The DEA first named cannabis a Schedule-I drug, meaning it has “no accepted medicinal use, high abuse potential, concerns for dependence,” in 1970 during Nixon’s disastrous drug war. This has come to be understood as a broad program of anti-Black legislation under the guise of social intervention and community safety whose ramifications are felt generations later.
Mandatory minimum sentencing, incarceration, and penalties related to cannabis use, possession, or distribution were designed to comprehensively target and punish Black folks. Policing practices like stop-and-frisk and disproportionate surveillance developed during the drug war remain in use today.
A racist legacy continues
At present, despite equivalent rates of cannabis consumption, Black people are 3.64 times more likely to be arrested for possession than white people according to a 2020 report by the ACLU. Arrests, incarceration, and convictions are only part of the story. Job loss, housing insecurity, financial aid ineligibility, child custody loss, and immigration status endangerment due to lifelong categorization as “criminal” are enduring everyday realities for anyone facing such charges. But because of the disproportionate enforcement of laws against and incarceration of BIPOC in this country, drug legalization is inherently an issue of racial justice, and thus an issue of public health.

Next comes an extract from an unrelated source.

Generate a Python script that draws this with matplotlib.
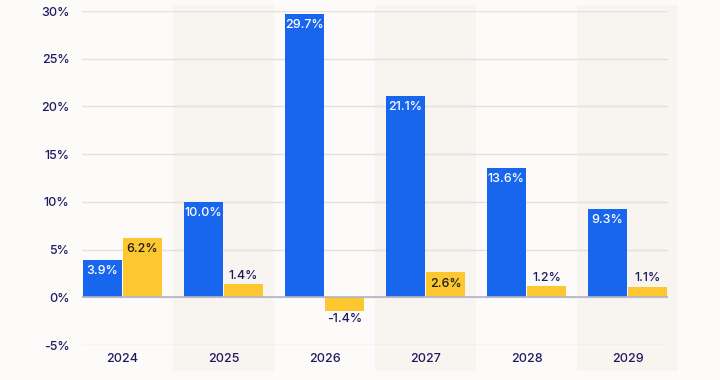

BIPOC and specifically Black people, those most harmed by cannabis criminalization, shouldn’t be excluded from the economic boon offered by the cannabis industry. In Portland, licensing costs for starting a dispensary amount to $5000, plus a $480 annual fee. This is in addition to startup costs, which generally number in the hundreds of thousands of dollars. This represents an insurmountable financial obstacle to all but the wealthiest among us which, as the systemic nature of oppression reinforces, tend also to be the whitest among us.
Does a solution exist?
The inequality can’t be countered simply by equally distributing profit. Change must be adopted at every level. This means advocating for the release of anyone incarcerated on cannabis-related charges, expunging of criminal records, social assistance for the formerly-incarcerated during re-entry in society (top of mind for all of us emerging tentatively from a pandemic), rallying against employment discrimination on the basis of a criminal record, reparations paid directly to families, and so on.
What can be done on a practical level? This is neither a definitive guide nor exhaustive history, and your individual means and capacity must be considered. But you can:
Support Black-owned dispensaries
Buy from businesses that fund reparations initiatives and organizing
Sign up to be a pen pal to incarcerated folks
Organize and advocate for all of the legislative changes
Support local re-entry programs
Demand accountability from your representative and local law enforcement
Pay direct cash reparations to (QT)BIPOC in need
Educate yourself and others on this matter.